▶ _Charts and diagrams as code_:
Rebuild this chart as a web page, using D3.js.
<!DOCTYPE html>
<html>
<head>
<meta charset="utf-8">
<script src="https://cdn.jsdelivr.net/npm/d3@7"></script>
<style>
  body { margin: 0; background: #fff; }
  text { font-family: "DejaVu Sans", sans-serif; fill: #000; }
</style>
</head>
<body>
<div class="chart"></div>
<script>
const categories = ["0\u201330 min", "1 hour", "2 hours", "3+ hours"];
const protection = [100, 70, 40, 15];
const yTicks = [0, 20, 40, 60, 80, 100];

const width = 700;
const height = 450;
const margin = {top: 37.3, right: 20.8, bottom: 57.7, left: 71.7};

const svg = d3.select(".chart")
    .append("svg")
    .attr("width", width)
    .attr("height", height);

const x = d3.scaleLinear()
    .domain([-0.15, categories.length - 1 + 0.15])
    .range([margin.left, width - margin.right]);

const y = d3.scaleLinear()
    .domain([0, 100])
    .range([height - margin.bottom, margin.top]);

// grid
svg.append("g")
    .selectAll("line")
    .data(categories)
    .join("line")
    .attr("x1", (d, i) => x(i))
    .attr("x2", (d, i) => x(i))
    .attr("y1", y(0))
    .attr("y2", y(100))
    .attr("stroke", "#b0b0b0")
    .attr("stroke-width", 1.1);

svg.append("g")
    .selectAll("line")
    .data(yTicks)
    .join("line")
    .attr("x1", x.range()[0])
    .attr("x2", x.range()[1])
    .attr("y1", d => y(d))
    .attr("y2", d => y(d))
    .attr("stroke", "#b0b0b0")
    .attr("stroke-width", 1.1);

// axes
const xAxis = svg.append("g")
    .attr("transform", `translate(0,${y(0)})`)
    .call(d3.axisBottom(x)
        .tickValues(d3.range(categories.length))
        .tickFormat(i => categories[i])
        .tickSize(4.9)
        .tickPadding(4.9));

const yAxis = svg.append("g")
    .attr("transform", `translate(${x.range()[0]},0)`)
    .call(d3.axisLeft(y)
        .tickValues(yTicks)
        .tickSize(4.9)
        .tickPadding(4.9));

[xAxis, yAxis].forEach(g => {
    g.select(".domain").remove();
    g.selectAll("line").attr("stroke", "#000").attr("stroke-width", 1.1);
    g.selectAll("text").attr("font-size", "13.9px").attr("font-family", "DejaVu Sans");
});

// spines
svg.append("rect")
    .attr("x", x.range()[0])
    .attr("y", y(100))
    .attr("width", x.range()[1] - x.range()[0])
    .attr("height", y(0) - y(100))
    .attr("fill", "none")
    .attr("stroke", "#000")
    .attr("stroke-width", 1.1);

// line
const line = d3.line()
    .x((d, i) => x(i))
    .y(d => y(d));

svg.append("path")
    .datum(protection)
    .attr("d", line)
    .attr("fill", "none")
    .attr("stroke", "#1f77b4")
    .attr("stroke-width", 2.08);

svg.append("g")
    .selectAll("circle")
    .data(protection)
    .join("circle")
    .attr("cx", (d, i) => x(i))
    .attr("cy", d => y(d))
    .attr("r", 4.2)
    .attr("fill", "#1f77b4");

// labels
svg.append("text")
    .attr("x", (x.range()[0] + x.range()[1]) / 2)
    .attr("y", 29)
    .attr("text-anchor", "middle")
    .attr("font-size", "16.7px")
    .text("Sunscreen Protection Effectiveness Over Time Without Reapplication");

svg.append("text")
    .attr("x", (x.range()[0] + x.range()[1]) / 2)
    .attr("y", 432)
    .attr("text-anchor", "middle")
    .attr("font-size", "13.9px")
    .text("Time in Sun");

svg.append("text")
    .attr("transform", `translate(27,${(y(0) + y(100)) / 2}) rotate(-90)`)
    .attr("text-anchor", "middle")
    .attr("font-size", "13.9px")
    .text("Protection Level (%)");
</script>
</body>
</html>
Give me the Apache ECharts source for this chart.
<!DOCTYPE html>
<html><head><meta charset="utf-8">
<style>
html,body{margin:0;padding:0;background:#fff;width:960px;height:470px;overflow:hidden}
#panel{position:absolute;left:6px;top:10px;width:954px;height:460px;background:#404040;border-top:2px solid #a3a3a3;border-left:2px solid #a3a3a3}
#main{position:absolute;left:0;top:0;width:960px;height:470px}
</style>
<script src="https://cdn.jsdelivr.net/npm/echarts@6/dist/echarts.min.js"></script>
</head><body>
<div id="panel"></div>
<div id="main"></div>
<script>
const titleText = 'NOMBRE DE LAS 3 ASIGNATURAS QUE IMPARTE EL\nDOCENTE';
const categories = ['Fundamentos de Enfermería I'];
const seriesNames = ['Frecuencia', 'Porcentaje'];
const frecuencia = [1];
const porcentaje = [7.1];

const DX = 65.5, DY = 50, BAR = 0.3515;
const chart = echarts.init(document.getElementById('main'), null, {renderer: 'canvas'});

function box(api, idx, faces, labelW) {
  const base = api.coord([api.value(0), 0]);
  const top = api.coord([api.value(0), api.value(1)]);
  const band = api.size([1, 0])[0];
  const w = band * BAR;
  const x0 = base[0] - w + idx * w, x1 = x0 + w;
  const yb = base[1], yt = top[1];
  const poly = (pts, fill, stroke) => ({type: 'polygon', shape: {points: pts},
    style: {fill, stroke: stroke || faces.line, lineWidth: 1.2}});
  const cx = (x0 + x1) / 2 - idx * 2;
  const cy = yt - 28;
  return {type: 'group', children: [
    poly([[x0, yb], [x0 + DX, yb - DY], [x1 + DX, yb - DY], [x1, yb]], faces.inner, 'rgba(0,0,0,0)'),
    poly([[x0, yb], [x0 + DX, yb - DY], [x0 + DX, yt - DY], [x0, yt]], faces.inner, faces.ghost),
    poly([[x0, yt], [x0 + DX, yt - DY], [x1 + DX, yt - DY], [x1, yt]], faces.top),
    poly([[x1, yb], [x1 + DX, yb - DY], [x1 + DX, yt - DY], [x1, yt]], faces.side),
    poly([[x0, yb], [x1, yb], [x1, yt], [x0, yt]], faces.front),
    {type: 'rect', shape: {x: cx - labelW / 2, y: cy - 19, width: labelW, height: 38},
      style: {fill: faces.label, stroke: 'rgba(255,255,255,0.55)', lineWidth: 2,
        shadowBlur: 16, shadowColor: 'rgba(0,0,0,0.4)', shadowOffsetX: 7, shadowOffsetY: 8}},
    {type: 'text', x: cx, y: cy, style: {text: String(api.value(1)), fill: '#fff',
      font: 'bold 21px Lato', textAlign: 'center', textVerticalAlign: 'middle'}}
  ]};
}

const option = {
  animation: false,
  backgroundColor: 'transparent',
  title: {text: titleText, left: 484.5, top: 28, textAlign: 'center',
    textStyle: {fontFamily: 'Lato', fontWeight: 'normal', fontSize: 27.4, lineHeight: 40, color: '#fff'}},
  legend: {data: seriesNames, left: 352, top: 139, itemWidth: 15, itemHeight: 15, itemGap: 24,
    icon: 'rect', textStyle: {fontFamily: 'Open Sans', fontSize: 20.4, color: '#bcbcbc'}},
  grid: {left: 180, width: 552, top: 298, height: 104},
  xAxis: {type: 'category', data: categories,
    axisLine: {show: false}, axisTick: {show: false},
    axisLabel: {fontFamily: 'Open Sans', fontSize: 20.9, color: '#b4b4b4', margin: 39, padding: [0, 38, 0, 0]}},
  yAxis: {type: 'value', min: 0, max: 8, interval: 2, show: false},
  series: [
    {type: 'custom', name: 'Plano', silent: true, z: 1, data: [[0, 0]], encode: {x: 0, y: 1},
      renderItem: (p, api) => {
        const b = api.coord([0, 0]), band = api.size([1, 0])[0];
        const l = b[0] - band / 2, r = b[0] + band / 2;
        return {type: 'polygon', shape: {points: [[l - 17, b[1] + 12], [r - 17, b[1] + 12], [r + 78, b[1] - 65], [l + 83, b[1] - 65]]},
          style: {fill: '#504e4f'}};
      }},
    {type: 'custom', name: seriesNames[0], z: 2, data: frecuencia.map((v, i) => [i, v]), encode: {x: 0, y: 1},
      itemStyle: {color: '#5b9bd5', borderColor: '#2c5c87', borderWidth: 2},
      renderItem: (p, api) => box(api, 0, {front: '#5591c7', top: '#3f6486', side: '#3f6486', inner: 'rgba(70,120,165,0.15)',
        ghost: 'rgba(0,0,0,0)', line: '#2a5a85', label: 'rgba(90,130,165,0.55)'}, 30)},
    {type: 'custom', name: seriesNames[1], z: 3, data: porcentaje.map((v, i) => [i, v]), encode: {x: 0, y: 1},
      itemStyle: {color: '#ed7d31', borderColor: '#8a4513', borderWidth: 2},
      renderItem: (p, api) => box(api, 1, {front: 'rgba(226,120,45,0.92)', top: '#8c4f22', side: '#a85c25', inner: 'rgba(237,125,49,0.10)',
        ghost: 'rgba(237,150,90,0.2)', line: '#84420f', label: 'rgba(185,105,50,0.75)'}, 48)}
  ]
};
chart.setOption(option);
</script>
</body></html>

▶ _Instructions to follow_: Write down again the exact lines running from the beginning of the data to the line containing "- margin.bottom, margin.top]);", with both ends included.

▶ _Task answer_:
Rebuild this chart as a web page, using D3.js.
<!DOCTYPE html>
<html>
<head>
<meta charset="utf-8">
<script src="https://cdn.jsdelivr.net/npm/d3@7"></script>
<style>
  body { margin: 0; background: #fff; }
  text { font-family: "DejaVu Sans", sans-serif; fill: #000; }
</style>
</head>
<body>
<div class="chart"></div>
<script>
const categories = ["0\u201330 min", "1 hour", "2 hours", "3+ hours"];
const protection = [100, 70, 40, 15];
const yTicks = [0, 20, 40, 60, 80, 100];

const width = 700;
const height = 450;
const margin = {top: 37.3, right: 20.8, bottom: 57.7, left: 71.7};

const svg = d3.select(".chart")
    .append("svg")
    .attr("width", width)
    .attr("height", height);

const x = d3.scaleLinear()
    .domain([-0.15, categories.length - 1 + 0.15])
    .range([margin.left, width - margin.right]);

const y = d3.scaleLinear()
    .domain([0, 100])
    .range([height - margin.bottom, margin.top]);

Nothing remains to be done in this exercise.